SERV is committed to facilitating positive change in attitudes and beliefs regarding sexual and domestic violence and is dedicated to preventing interpersonal violence. Research has shown that people exposed to uncensored, sexualized media without sufficient ability to judge and question their messages may develop high-risk norms regarding domestic and sexual violence. Youth in particular need to develop critical-thinking skills to navigate the negative dimensions of popular culture, such as the impact of violence in the media, rigid gender stereotyping, homophobia and transphobia, and the sexualization of children. The Media Literacy curriculum’s objectives help youth and young adults explore:
- How media messages reinforce or challenge the social norms that affect our attitudes and behaviors toward one another.
- The diverse methods utilized by the media to get the “target” to believe their message and/or take action accordingly.
- How to deconstruct media messages to uncover hidden subtexts.
- How to reconstruct media messages that reflect the positive aspects of self-esteem and healthy relationships.
The curriculum is flexible and can be customized for the appropriate developmental level. The lessons can be easily adapted if educators wish to explore specific concepts in greater depth or tie them into the school’s health, humanities, business, or social studies courses. SERV encourages educators to continually explore music, television, print, and the many other outlets in our media culture in order to keep examples current and relevant for students.

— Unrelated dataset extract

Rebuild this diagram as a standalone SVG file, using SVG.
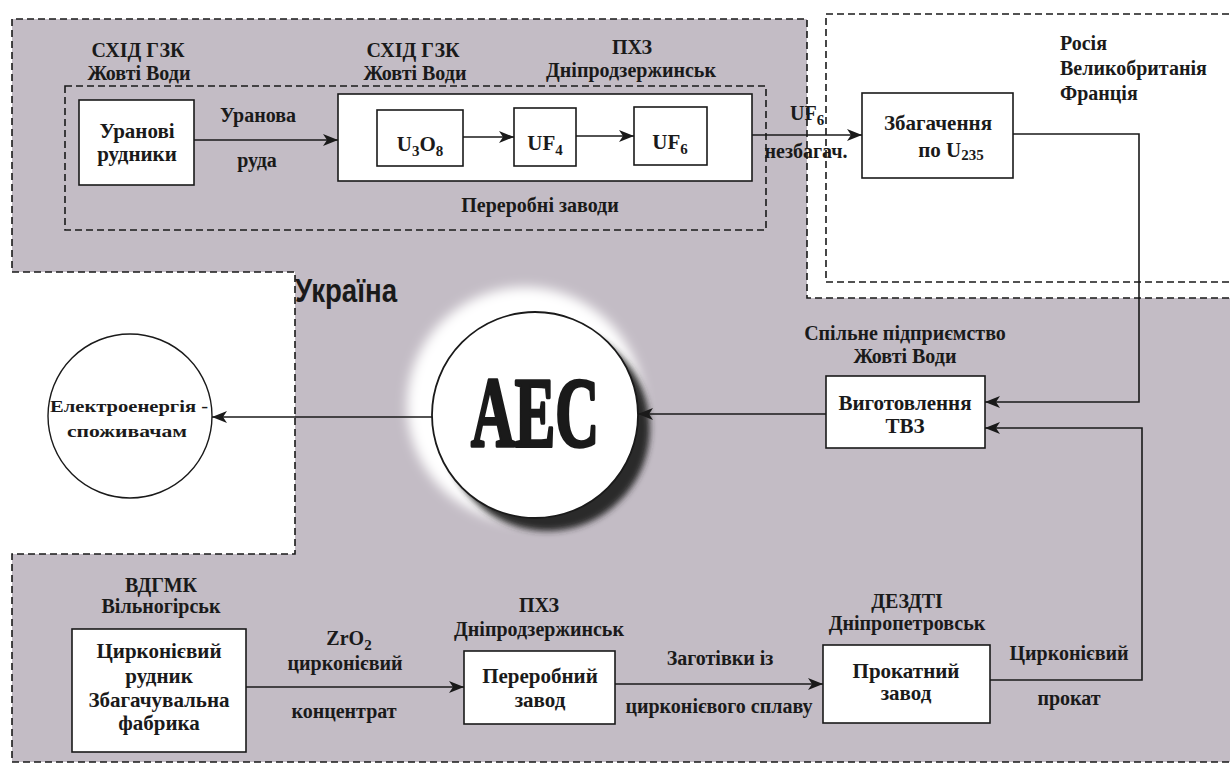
<svg xmlns="http://www.w3.org/2000/svg" width="1230" height="773" viewBox="0 0 1230 773">
<style>
  text { font-family: "Liberation Serif", "Times New Roman", serif; font-weight: bold; fill: #1a1a1a; }
  .lbl { font-size: 20px; text-anchor: middle; }
  .box-t { font-size: 21px; text-anchor: middle; }
  .box { fill: #ffffff; stroke: #1a1a1a; stroke-width: 1.6; }
  .dash { fill: none; stroke: #1a1a1a; stroke-width: 1.6; stroke-dasharray: 7 4; }
  .conn { fill: none; stroke: #1a1a1a; stroke-width: 1.6; }
  .arr { marker-end: url(#ah); }
</style>
<defs>
  <marker id="ah" markerUnits="userSpaceOnUse" markerWidth="16" markerHeight="12" refX="15" refY="6" orient="auto">
    <path d="M0,0 L15,6 L0,12 L4,6 Z" fill="#1a1a1a"/>
  </marker>
  <filter id="blur6" x="-30%" y="-30%" width="160%" height="160%"><feGaussianBlur stdDeviation="6"/></filter>
  <filter id="blur3" x="-30%" y="-30%" width="160%" height="160%"><feGaussianBlur stdDeviation="3"/></filter>
</defs>
<rect x="0" y="0" width="1230" height="773" fill="#ffffff"/>

<g id="regions">
  <path d="M1240,298 H807 V19 H12 V272 H295 V554 H12 V762 H1240 Z" fill="#c3bcc5"/>
  <path class="dash" d="M1240,298 H807 V19 H12 V272 H295 V554 H12 V762 H1240"/>
  <path fill="#ffffff" class="dash" d="M1240,14 H826 V282 H1240"/>
  <rect class="dash" x="65" y="86" width="701" height="144"/>
  <text x="295" y="302" style="font-family:'Liberation Sans Narrow','Liberation Sans',sans-serif;font-size:34px" textLength="102" lengthAdjust="spacingAndGlyphs">Україна</text>
  <text class="lbl" x="540" y="212">Переробні заводи</text>
  <text x="1060" y="50" style="font-size:20px">Росія</text>
  <text x="1060" y="75" style="font-size:20px">Великобританія</text>
  <text x="1060" y="100" style="font-size:20px">Франція</text>
</g>

<g id="node-uranium-mines">
  <text class="lbl" x="138" y="57">СХІД ГЗК</text>
  <text class="lbl" x="139" y="80">Жовті Води</text>
  <rect class="box" x="79" y="100" width="115" height="85"/>
  <text class="box-t" x="137" y="138">Уранові</text>
  <text class="box-t" x="137" y="161">рудники</text>
</g>

<g id="node-processing">
  <text class="lbl" x="413" y="57">СХІД ГЗК</text>
  <text class="lbl" x="415" y="80">Жовті Води</text>
  <text class="lbl" x="632" y="54">ПХЗ</text>
  <text class="lbl" x="631" y="77">Дніпродзержинськ</text>
  <rect class="box" x="338" y="94" width="414" height="87"/>
</g>

<g id="node-u3o8">
  <rect class="box" x="377" y="110" width="86" height="56"/>
  <text class="box-t" x="420" y="151">U<tspan font-size="15" dy="5">3</tspan><tspan dy="-5">O</tspan><tspan font-size="15" dy="5">8</tspan></text>
</g>
<g id="node-uf4">
  <rect class="box" x="514" y="108" width="62" height="58"/>
  <text class="box-t" x="545" y="150">UF<tspan font-size="15" dy="5">4</tspan></text>
</g>
<g id="node-uf6">
  <rect class="box" x="634" y="107" width="73" height="58"/>
  <text class="box-t" x="670" y="149">UF<tspan font-size="15" dy="5">6</tspan></text>
</g>

<g id="node-enrichment">
  <rect class="box" x="862" y="93" width="151" height="85"/>
  <text class="box-t" x="938" y="130">Збагачення</text>
  <text class="box-t" x="951" y="157">по U<tspan font-size="15" dy="3">235</tspan></text>
</g>

<g id="node-tvz">
  <text class="lbl" x="905" y="340">Спільне підприємство</text>
  <text class="lbl" x="905" y="363">Жовті Води</text>
  <rect class="box" x="826" y="376" width="159" height="72"/>
  <text class="box-t" x="905" y="410">Виготовлення</text>
  <text class="box-t" x="905" y="433">ТВЗ</text>
</g>

<g id="node-aes">
  <circle cx="525" cy="405" r="118" fill="#ffffff" filter="url(#blur6)"/>
  <circle cx="547" cy="428" r="103" fill="#2a2a2a" filter="url(#blur3)"/>
  <circle cx="535" cy="415" r="103" fill="#ffffff" stroke="#1a1a1a" stroke-width="1.8"/>
  <text x="535" y="446" text-anchor="middle" style="font-size:100px;stroke:#1a1a1a;stroke-width:3.5;stroke-linejoin:round" textLength="128" lengthAdjust="spacingAndGlyphs">АЕС</text>
</g>

<g id="node-consumers">
  <circle cx="130" cy="416" r="82" fill="#ffffff" stroke="#1a1a1a" stroke-width="1.4"/>
  <text x="129" y="412" text-anchor="middle" style="font-size:17px" textLength="158" lengthAdjust="spacingAndGlyphs">Електроенергія -</text>
  <text x="127" y="437" text-anchor="middle" style="font-size:17px" textLength="120" lengthAdjust="spacingAndGlyphs">споживачам</text>
</g>

<g id="node-zirconium-mine">
  <text class="lbl" x="161" y="592">ВДГМК</text>
  <text class="lbl" x="161" y="613">Вільногірськ</text>
  <rect class="box" x="72" y="629" width="174" height="123"/>
  <text class="box-t" x="159" y="658">Цирконієвий</text>
  <text class="box-t" x="159" y="683">рудник</text>
  <text class="box-t" x="159" y="707">Збагачувальна</text>
  <text class="box-t" x="159" y="730">фабрика</text>
</g>

<g id="node-processing-plant">
  <text class="lbl" x="539" y="612">ПХЗ</text>
  <text class="lbl" x="539" y="636">Дніпродзержинськ</text>
  <rect class="box" x="464" y="651" width="151" height="73"/>
  <text class="box-t" x="540" y="683">Переробний</text>
  <text class="box-t" x="540" y="707">завод</text>
</g>

<g id="node-rolling-mill">
  <text class="lbl" x="907" y="608">ДЕЗДТІ</text>
  <text class="lbl" x="907" y="630">Дніпропетровськ</text>
  <rect class="box" x="823" y="645" width="167" height="78"/>
  <text class="box-t" x="906" y="678">Прокатний</text>
  <text class="box-t" x="906" y="700">завод</text>
</g>

<g id="connectors">
  <path class="conn arr" d="M194,140 H338"/>
  <path class="conn arr" d="M463,137 H514"/>
  <path class="conn arr" d="M576,136 H634"/>
  <path class="conn arr" d="M752,135 H862"/>
  <path class="conn arr" d="M1013,134 H1139 V402 H985"/>
  <path class="conn arr" d="M826,414 H638"/>
  <path class="conn arr" d="M432,417 H212"/>
  <path class="conn arr" d="M246,687 H464"/>
  <path class="conn arr" d="M615,684 H823"/>
  <path class="conn arr" d="M990,680 H1142 V428 H985"/>
  <text class="lbl" x="258" y="122">Уранова</text>
  <text class="lbl" x="257" y="167">руда</text>
  <text x="790" y="120" style="font-size:20px">UF<tspan font-size="15" dy="5">6</tspan></text>
  <text class="lbl" x="806" y="158">незбагач.</text>
  <text class="lbl" x="349" y="645">ZrO<tspan font-size="15" dy="5">2</tspan></text>
  <text class="lbl" x="345" y="670">цирконієвий</text>
  <text class="lbl" x="344" y="718">концентрат</text>
  <text class="lbl" x="720" y="665">Заготівки із</text>
  <text class="lbl" x="719" y="713">цирконієвого сплаву</text>
  <text class="lbl" x="1069" y="660">Цирконієвий</text>
  <text class="lbl" x="1069" y="705">прокат</text>
</g>
</svg>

SERV promotes Bystander Intervention as a preventive skill. Bystander Intervention is the concept that third parties who witness gender-based-violence can prevent escalation by intervening. Bystander Intervention also conveys the idea that individuals, regardless of age, have the ability to reject gender-based-stereotypes thus reducing the potential of misinformation manifesting into violent behaviors specific to gender.